◆ Collected material:
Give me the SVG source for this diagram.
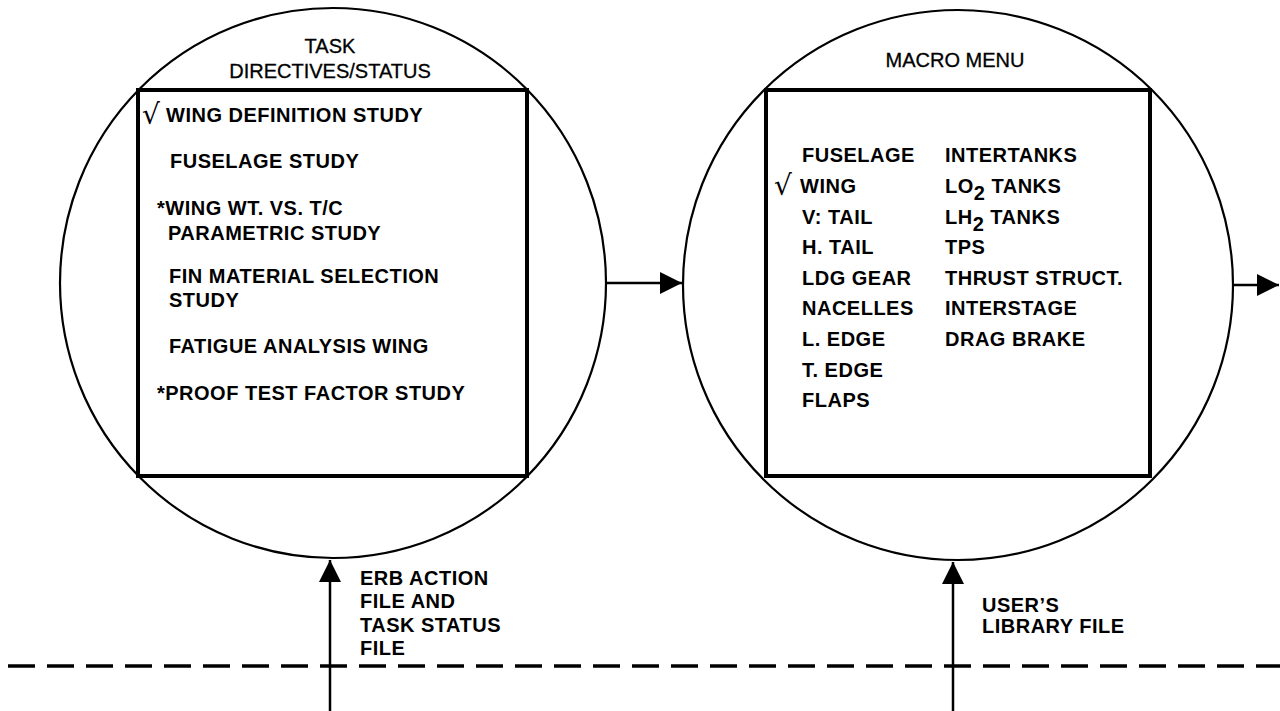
<svg xmlns="http://www.w3.org/2000/svg" width="1280" height="711" viewBox="0 0 1280 711">
<style>
.circ{fill:none;stroke:#000;stroke-width:2.2}
.box{fill:none;stroke:#000;stroke-width:4}
.t{font-family:"Liberation Sans",Arial,sans-serif;font-size:20px;font-weight:bold;letter-spacing:0.5px;fill:#000}
.h{font-family:"Liberation Sans",Arial,sans-serif;font-size:20px;fill:#000;stroke:#000;stroke-width:0.3}
.ck{font-family:"DejaVu Sans",sans-serif;font-size:28px;fill:#000}
.ln{stroke:#000;stroke-width:2.5;fill:none}
</style>
<defs>
<marker id="ah" viewBox="0 0 22 22" refX="22" refY="11" markerWidth="22" markerHeight="22" markerUnits="userSpaceOnUse" orient="auto">
<path d="M0,0 L22,11 L0,22 Z" fill="#000"/>
</marker>
</defs>
<rect width="1280" height="711" fill="#fff"/>
<g id="task-directives">
<ellipse class="circ" cx="333" cy="283" rx="273" ry="275"/>
<rect class="box" x="138" y="90" width="389" height="386"/>
<text class="h" x="330" y="53" text-anchor="middle">TASK</text>
<text class="h" x="330" y="78" text-anchor="middle">DIRECTIVES/STATUS</text>
<text class="ck" x="142" y="124">√</text>
<text class="t" x="166" y="122">WING DEFINITION STUDY</text>
<text class="t" x="170" y="168">FUSELAGE STUDY</text>
<text class="t" x="157" y="215">*WING WT. VS. T/C</text>
<text class="t" x="168" y="240">PARAMETRIC STUDY</text>
<text class="t" x="169" y="283">FIN MATERIAL SELECTION</text>
<text class="t" x="169" y="307">STUDY</text>
<text class="t" x="169" y="353">FATIGUE ANALYSIS WING</text>
<text class="t" x="157" y="400">*PROOF TEST FACTOR STUDY</text>
</g>
<g id="macro-menu">
<ellipse class="circ" cx="958" cy="285" rx="275" ry="275"/>
<rect class="box" x="766" y="90" width="384" height="386"/>
<text class="h" x="955" y="67" text-anchor="middle">MACRO MENU</text>
<text class="t" x="802" y="162">FUSELAGE</text>
<text class="ck" x="774" y="195">√</text>
<text class="t" x="800" y="193">WING</text>
<text class="t" x="802" y="224">V: TAIL</text>
<text class="t" x="802" y="254">H. TAIL</text>
<text class="t" x="802" y="285">LDG  GEAR</text>
<text class="t" x="802" y="315">NACELLES</text>
<text class="t" x="802" y="346">L. EDGE</text>
<text class="t" x="802" y="377">T. EDGE</text>
<text class="t" x="802" y="407">FLAPS</text>
<text class="t" x="945" y="162">INTERTANKS</text>
<text class="t" x="945" y="193">LO<tspan dy="7">2</tspan><tspan dy="-7"> TANKS</tspan></text>
<text class="t" x="945" y="224">LH<tspan dy="7">2</tspan><tspan dy="-7"> TANKS</tspan></text>
<text class="t" x="945" y="254">TPS</text>
<text class="t" x="945" y="285">THRUST STRUCT.</text>
<text class="t" x="945" y="315">INTERSTAGE</text>
<text class="t" x="945" y="346">DRAG BRAKE</text>
</g>
<g id="labels">
<text class="t" x="360" y="585">ERB ACTION</text>
<text class="t" x="360" y="608">FILE AND</text>
<text class="t" x="360" y="632">TASK STATUS</text>
<text class="t" x="360" y="655">FILE</text>
<text class="t" x="982" y="612">USER’S</text>
<text class="t" x="982" y="633">LIBRARY FILE</text>
</g>
<g id="connectors">
<line class="ln" x1="606" y1="283" x2="682" y2="283" marker-end="url(#ah)"/>
<line class="ln" x1="1233" y1="285" x2="1279" y2="285" marker-end="url(#ah)"/>
<line class="ln" x1="330" y1="711" x2="330" y2="560" marker-end="url(#ah)"/>
<line class="ln" x1="953" y1="711" x2="953" y2="562" marker-end="url(#ah)"/>
<line x1="8" y1="666" x2="1280" y2="666" stroke="#000" stroke-width="3.5" stroke-dasharray="27 12"/>
</g>
</svg>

◆ Stated problem:
Set down the material exactly, every line of it, except for the pictures.

◆ Task output:
Give me the SVG source for this diagram.
<svg xmlns="http://www.w3.org/2000/svg" width="1280" height="711" viewBox="0 0 1280 711">
<style>
.circ{fill:none;stroke:#000;stroke-width:2.2}
.box{fill:none;stroke:#000;stroke-width:4}
.t{font-family:"Liberation Sans",Arial,sans-serif;font-size:20px;font-weight:bold;letter-spacing:0.5px;fill:#000}
.h{font-family:"Liberation Sans",Arial,sans-serif;font-size:20px;fill:#000;stroke:#000;stroke-width:0.3}
.ck{font-family:"DejaVu Sans",sans-serif;font-size:28px;fill:#000}
.ln{stroke:#000;stroke-width:2.5;fill:none}
</style>
<defs>
<marker id="ah" viewBox="0 0 22 22" refX="22" refY="11" markerWidth="22" markerHeight="22" markerUnits="userSpaceOnUse" orient="auto">
<path d="M0,0 L22,11 L0,22 Z" fill="#000"/>
</marker>
</defs>
<rect width="1280" height="711" fill="#fff"/>
<g id="task-directives">
<ellipse class="circ" cx="333" cy="283" rx="273" ry="275"/>
<rect class="box" x="138" y="90" width="389" height="386"/>
<text class="h" x="330" y="53" text-anchor="middle">TASK</text>
<text class="h" x="330" y="78" text-anchor="middle">DIRECTIVES/STATUS</text>
<text class="ck" x="142" y="124">√</text>
<text class="t" x="166" y="122">WING DEFINITION STUDY</text>
<text class="t" x="170" y="168">FUSELAGE STUDY</text>
<text class="t" x="157" y="215">*WING WT. VS. T/C</text>
<text class="t" x="168" y="240">PARAMETRIC STUDY</text>
<text class="t" x="169" y="283">FIN MATERIAL SELECTION</text>
<text class="t" x="169" y="307">STUDY</text>
<text class="t" x="169" y="353">FATIGUE ANALYSIS WING</text>
<text class="t" x="157" y="400">*PROOF TEST FACTOR STUDY</text>
</g>
<g id="macro-menu">
<ellipse class="circ" cx="958" cy="285" rx="275" ry="275"/>
<rect class="box" x="766" y="90" width="384" height="386"/>
<text class="h" x="955" y="67" text-anchor="middle">MACRO MENU</text>
<text class="t" x="802" y="162">FUSELAGE</text>
<text class="ck" x="774" y="195">√</text>
<text class="t" x="800" y="193">WING</text>
<text class="t" x="802" y="224">V: TAIL</text>
<text class="t" x="802" y="254">H. TAIL</text>
<text class="t" x="802" y="285">LDG  GEAR</text>
<text class="t" x="802" y="315">NACELLES</text>
<text class="t" x="802" y="346">L. EDGE</text>
<text class="t" x="802" y="377">T. EDGE</text>
<text class="t" x="802" y="407">FLAPS</text>
<text class="t" x="945" y="162">INTERTANKS</text>
<text class="t" x="945" y="193">LO<tspan dy="7">2</tspan><tspan dy="-7"> TANKS</tspan></text>
<text class="t" x="945" y="224">LH<tspan dy="7">2</tspan><tspan dy="-7"> TANKS</tspan></text>
<text class="t" x="945" y="254">TPS</text>
<text class="t" x="945" y="285">THRUST STRUCT.</text>
<text class="t" x="945" y="315">INTERSTAGE</text>
<text class="t" x="945" y="346">DRAG BRAKE</text>
</g>
<g id="labels">
<text class="t" x="360" y="585">ERB ACTION</text>
<text class="t" x="360" y="608">FILE AND</text>
<text class="t" x="360" y="632">TASK STATUS</text>
<text class="t" x="360" y="655">FILE</text>
<text class="t" x="982" y="612">USER’S</text>
<text class="t" x="982" y="633">LIBRARY FILE</text>
</g>
<g id="connectors">
<line class="ln" x1="606" y1="283" x2="682" y2="283" marker-end="url(#ah)"/>
<line class="ln" x1="1233" y1="285" x2="1279" y2="285" marker-end="url(#ah)"/>
<line class="ln" x1="330" y1="711" x2="330" y2="560" marker-end="url(#ah)"/>
<line class="ln" x1="953" y1="711" x2="953" y2="562" marker-end="url(#ah)"/>
<line x1="8" y1="666" x2="1280" y2="666" stroke="#000" stroke-width="3.5" stroke-dasharray="27 12"/>
</g>
</svg>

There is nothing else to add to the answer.